Для женской публики г-н Карко олицетворяет идеал современного молодого человека: он невысок, худощав, бледен, а улыбка его такова, что кажется, сейчас он произнесет эпиграмму, но вместо этого производит на свет мадригал, ибо с удовольствием отдается нежному жанру. Главными его друзьями считаются или считались прежде гг. Газаньон, Жан Пеллерен, Тристан Дерем, Л. де Г. Фрик, Клодьен и др.
Некоторые пороки, каковым он тайком предается, окружены ореолом святости, но на ней лучше не настаивать.
Он предпочитает итальянские рестораны, в частности, один такой на улице Мартир, где его можно встретить с гг. Марио Менье и Марком Брезилем. Там эти господа остроумно беседуют об искусстве и литературе.
Еще г-н Карко часто посещает цирк Медрано; он так любит клоунов, что в конце концов и сам стал немного походить на них своей бледностью и прической.
Он ценит простую и жестокую литературу и ищет живописную сторону в реальности, существующей вокруг него.
С г-ном Мак-Орланом, автором только что появившегося "Желтого смеха", он разделяет особенную любовь к песням Иностранного легиона.
Франсис Карко родился в Нумеа в 1886 году. Первые сильные впечатления его детства относятся к канакам. Он очень хорошо помнит этих негров с асимметричными головами, сплющенными черепами, взъерошенными волосами и налитыми кровью глазами. Он вспоминает о popinées, или канакских женщинах, чьи животы выглядят как многочисленные параллельные линии, а кожа свисает, словно передник. Он вспоминает о чудесных раскрашенных богах Новой Каледонии, о выразительных скульптурах, выполненных с таким чувственным искусством, что они поражают нас и наполняют восхищением, отчего и сегодня мы ищем их с эстетической страстью, подобной той, с какой ученые роют эллинскую землю в надежде обнаружить в ней фрагменты античных богов. В его воспоминаниях возникают то негр Аронда, танцевавший в солнечной тени, то сражения, которые порой устраивали прямо в городе Нумеа независимые и враждующие племена канаков.
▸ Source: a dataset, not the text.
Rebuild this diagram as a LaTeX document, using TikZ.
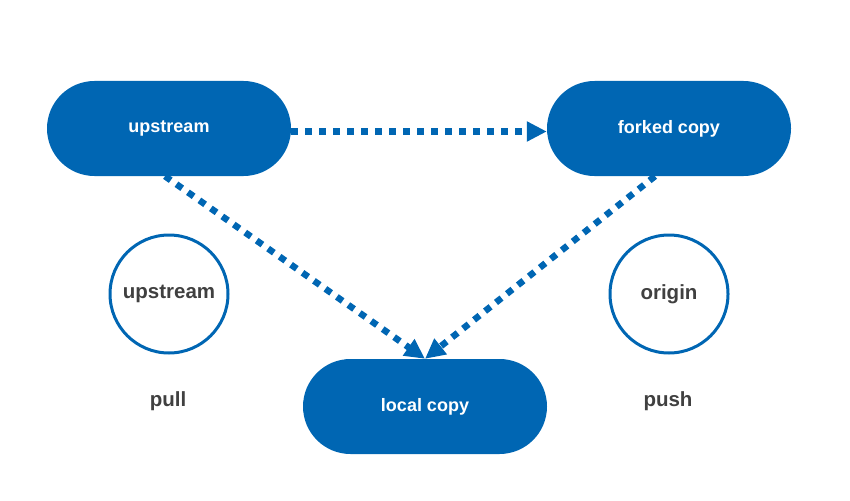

Однажды маленький Карко шел в школу. Вдруг разгорелся подобный бой. В домах закрылись окна и двери, европейцы окопались, чтобы предоставить полную свободу отважным воинам, а те надвигались друг на друга, вооруженные tanico, палицами с птичьими клювами, тонкими и гибкими дротиками и рогатками.
Ребенок, несущий в руке корзинку со своим школьным завтраком, едва успел спрятаться у бакалейщика, где провел три дня, после чего, когда канаки убрались, вернулся домой все с той же корзинкой, по-прежнему полной еды, к которой он так и не притронулся…
Однажды юный Карко сел на корабль и отправился в Испанию. Он видел сиднейскую птицу без крыла, и каждое утро его каюту навещала одна и та же летучая рыба.
В Марселе ему подарили обезьянку, которая через год умерла в Ницце от холода.
Затем был лицей в Ницце, по виду напоминающий старинный монастырь. Из ворот можно было взбежать на мост над рекой Пайон, чтобы поглазеть на акробатов и борцов, устраивавших представления в своих балаганах на противоположном берегу.